In all the months and years leading up to that point though, you need to be humble in the extreme. You need to always believe that someone, somewhere out there is training harder than you, knows more than you, is in better condition than you. That humility will make you always seek out people who can teach you more and even listen respectfully to people you think are complete morons because they might have one good idea you can use. It is humility, not arrogance, that causes some elite competitors to help other players coming up. Yes, they realize someone helped them, but there is also the enlightened self-interest that if this player gets better he or she can push me harder and get me better, too..
Those who are just plain arrogant don't make it too far in our sport. They are too impressed with having won a regional tournament of a bronze medal in the senior nationals, and sometimes not even that. They may just be the toughest brown belt in Tortilla Flats, Alaska. Unfortunately, those never-quite-made-its are often drawn to coaching because it is yet again a chance to get admiration.

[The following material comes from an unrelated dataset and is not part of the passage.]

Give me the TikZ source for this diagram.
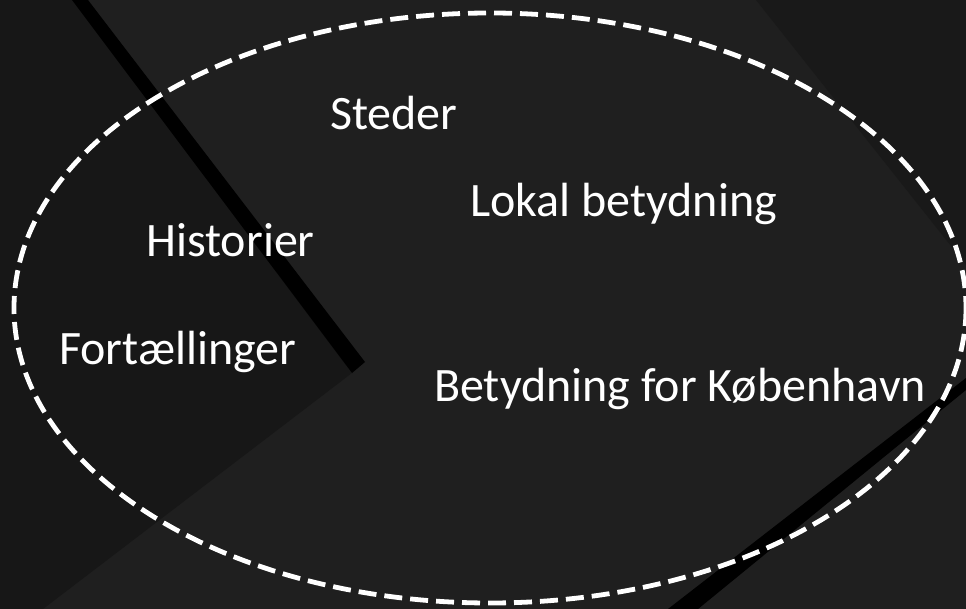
\documentclass[tikz,border=0pt]{standalone}
\usepackage{fontspec}
\setmainfont{Carlito}
\definecolor{bgbase}{HTML}{1F1F1F}
\definecolor{bgdark}{HTML}{171717}
\definecolor{bgtr}{HTML}{191919}
\tikzset{
  lbl/.style={anchor=base west, inner sep=0pt, text=white, font=\fontsize{48}{58}\selectfont},
  band/.style={fill=black, draw=none},
  ring/.style={draw=white, line width=4.8pt, dash pattern=on 18pt off 8pt}
}
\begin{document}
\begin{tikzpicture}[x=1pt,y=-1pt]
\useasboundingbox (0,0) rectangle (966,609);
% background
\fill[bgbase] (0,0) rectangle (966,609);
\fill[bgdark] (0,0) -- (74,0) -- (352,373) -- (43,609) -- (0,609) -- cycle;
\fill[bgtr] (756,0) -- (966,0) -- (966,265) -- cycle;
\fill[band] (72,0) -- (88,0) -- (365,362) -- (352,373) -- cycle;
\fill[band] (668,609) -- (698,609) -- (966,390) -- (966,378) -- cycle;
% ellipse
\draw[ring] (490,308) ellipse [x radius=476, y radius=295];
% labels
\node[lbl] (steder) at (330,130) {Steder};
\node[lbl] (lokal) at (470,217) {Lokal betydning};
\node[lbl] (hist) at (146,257) {Historier};
\node[lbl] (fort) at (59,364) {Fortællinger};
\node[lbl] (kbh) at (434,401) {Betydning for København};
\end{tikzpicture}
\end{document}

It is a big loss that some of those who were great technicians, like Robin (Chapman) Chow and Delores Brodie are not teaching much outside of their own clubs. These are just two of several women (and men) I could mention with multiple international gold medals who wave off their accomplishments. They developed such a habit of looking toward their future accomplishments instead of their past ones they are in the background modestly while others with less ability but more arrogance are bringing up more athletes like themselves. It really is too bad.
Not that you asked me - but when has that ever stopped me? My advice is:
If you WERE a player, look at what you have to offer as a coach and go out there and offer it. We need more good coaches desperately and if you apply that drive to be a success you had as a player, even if you aren't the greatest coach on day one, you'll be a good one, and you'll keep getting better.
If you ARE a player, look for someone who tells you that you can be better, who pushes you outside of your comfort zone. Don't settle for an environment where everyone tells you how great you are. Search out people who will push you to be better than you think you could be. Sometimes those people are right on your own mat, but they aren't going to push through the crowd to help you. Lose the idea that anyone owes you anything. You'll be a better player and a better person. Most of you are, at best, a moderately good player in a minor sport. That's better than being a 300 lb couch potato whose main claim to fame is his level on Doom - but, check yourself, it's not like you found a cure for AIDS or brought about world peace.
My niece tells me that I'm never satisfied, like it's a bad thing. She's right. I am never satisfied. I won the world championships at age 26 and then I went and got a Ph.D., became a professor, wrote scientific articles, got married, had some great kids and then I founded a business. You know why? Because how much would it suck if my whole life had peaked at 26 and it was all downhill from there?
Think about yourself, if you are 16 or 23 or 28 and you think you are Joe Balls because you won some tournament, come on. If it's all downhill from here, that's pretty pathetic, isn't it?
There's nothing wrong with trying to get better every day and not being satisfied. I may relax and think about what I have accomplished and feel smug some day, but I rather suspect that will be a day when I am rocking on the porch at the Daisy HIll Retirement Home asking the nurse, "What was my name again?"